Begin with the first line of the material and copy each line word for word through the line that contains "162.0, 180.0, 206.5]"; the pictures are left out.
==============================
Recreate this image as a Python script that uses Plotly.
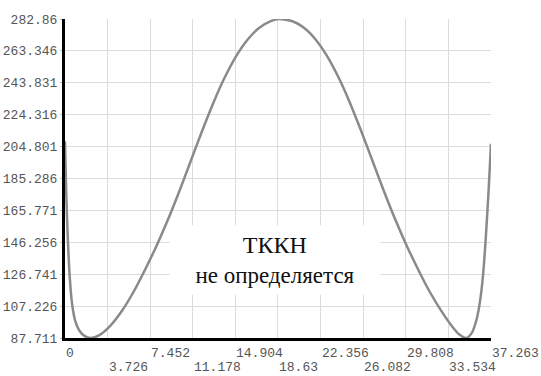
import plotly.graph_objects as go

# Data
x_vals = [0, 0.08, 0.17, 0.28, 0.42, 0.62, 0.9, 1.25, 1.7, 2.25, 3.0,
          4.0, 5.0, 6.0, 7.0, 8.0, 9.0, 10.0, 11.0, 12.0, 13.0, 14.0, 15.0, 16.0,
          17.0, 18.0, 18.7,
          19.9, 20.9, 21.9, 22.9, 23.9, 24.9, 25.9, 26.9, 27.9, 28.9, 29.9, 30.9,
          31.9, 32.9, 33.9, 34.5, 35.1, 35.6, 36.0, 36.3, 36.55, 36.75, 36.92,
          37.07, 37.263]
y_vals = [208.0, 184.0, 163.0, 143.0, 124.5, 108.5, 98.0, 92.3, 89.0, 87.711, 89.5,
          95.5, 104.5, 116.0, 129.5, 144.0, 160.0, 177.5, 196.0, 214.5, 232.0, 247.5,
          260.5, 270.5, 277.5, 281.5, 282.86,
          281.5, 277.5, 270.5, 260.5, 247.5, 232.0, 214.5, 196.0, 177.5, 160.0, 144.0,
          129.5, 116.0, 104.5, 94.5, 89.8, 87.711, 91.0, 99.0, 110.0, 125.0, 143.0,
          162.0, 180.0, 206.5]

x_ticks = [0, 3.726, 7.452, 11.178, 14.904, 18.63, 22.356, 26.082, 29.808, 33.534, 37.263]
x_tick_labels = ["0", "3.726", "7.452", "11.178", "14.904", "18.63", "22.356",
                 "26.082", "29.808", "33.534", "37.263"]
y_ticks = [87.711, 107.226, 126.741, 146.256, 165.771, 185.286, 204.801,
           224.316, 243.831, 263.346, 282.86]
y_tick_labels = ["87.711", "107.226", "126.741", "146.256", "165.771", "185.286",
                 "204.801", "224.316", "243.831", "263.346", "282.86"]

title_line1 = "ТККН"
title_line2 = "не определяется"

mono = "Liberation Mono, Courier New, monospace"
serif = "Liberation Serif, Times New Roman, serif"

fig = go.Figure()
fig.add_trace(go.Scatter(x=x_vals, y=y_vals, mode="lines",
                         line=dict(color="#8a8a8a", width=2.5, shape="spline", smoothing=0.7),
                         hoverinfo="skip", showlegend=False))

annotations = []
for i, (v, t) in enumerate(zip(x_ticks, x_tick_labels)):
    annotations.append(dict(x=v, y=0, xref="x", yref="paper", text=t,
                            showarrow=False, xanchor="left", yanchor="top",
                            xshift=-1, yshift=-6 if i % 2 == 0 else -20,
                            font=dict(family=mono, size=13, color="#555555")))

# white text box
annotations.append(dict(x=0.493, y=0.246, xref="paper", yref="paper",
                        text="<span style='font-size:24px'>" + title_line1 + "</span><br>"
                             + "<span style='font-size:23px'>" + title_line2 + "</span>",
                        showarrow=False, xanchor="center", yanchor="middle",
                        bgcolor="white", width=208, height=66,
                        font=dict(family=serif, size=23, color="#111111")))

fig.update_layout(
    width=541, height=376, autosize=False,
    margin=dict(l=64.5, r=49.5, t=19, b=37.5, pad=0),
    plot_bgcolor="white", paper_bgcolor="white",
    showlegend=False,
    annotations=annotations,
    xaxis=dict(range=[0, 37.263], tickvals=x_ticks, showticklabels=False,
               showgrid=True, gridcolor="#dcdcdc", gridwidth=1, zeroline=False,
               showline=True, linecolor="black", linewidth=3, ticks="",
               automargin=False),
    yaxis=dict(range=[87.711, 282.86], tickvals=y_ticks, ticktext=y_tick_labels,
               showgrid=True, gridcolor="#dcdcdc", gridwidth=1, zeroline=False,
               showline=True, linecolor="black", linewidth=3,
               ticks="outside", ticklen=2, tickcolor="#bbbbbb",
               automargin=False,
               tickfont=dict(family=mono, size=13, color="#555555")),
)

fig.write_html("out.html")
==============================
| Task result |
Recreate this image as a Python script that uses Plotly.
import plotly.graph_objects as go

# Data
x_vals = [0, 0.08, 0.17, 0.28, 0.42, 0.62, 0.9, 1.25, 1.7, 2.25, 3.0,
          4.0, 5.0, 6.0, 7.0, 8.0, 9.0, 10.0, 11.0, 12.0, 13.0, 14.0, 15.0, 16.0,
          17.0, 18.0, 18.7,
          19.9, 20.9, 21.9, 22.9, 23.9, 24.9, 25.9, 26.9, 27.9, 28.9, 29.9, 30.9,
          31.9, 32.9, 33.9, 34.5, 35.1, 35.6, 36.0, 36.3, 36.55, 36.75, 36.92,
          37.07, 37.263]
y_vals = [208.0, 184.0, 163.0, 143.0, 124.5, 108.5, 98.0, 92.3, 89.0, 87.711, 89.5,
          95.5, 104.5, 116.0, 129.5, 144.0, 160.0, 177.5, 196.0, 214.5, 232.0, 247.5,
          260.5, 270.5, 277.5, 281.5, 282.86,
          281.5, 277.5, 270.5, 260.5, 247.5, 232.0, 214.5, 196.0, 177.5, 160.0, 144.0,
          129.5, 116.0, 104.5, 94.5, 89.8, 87.711, 91.0, 99.0, 110.0, 125.0, 143.0,
          162.0, 180.0, 206.5]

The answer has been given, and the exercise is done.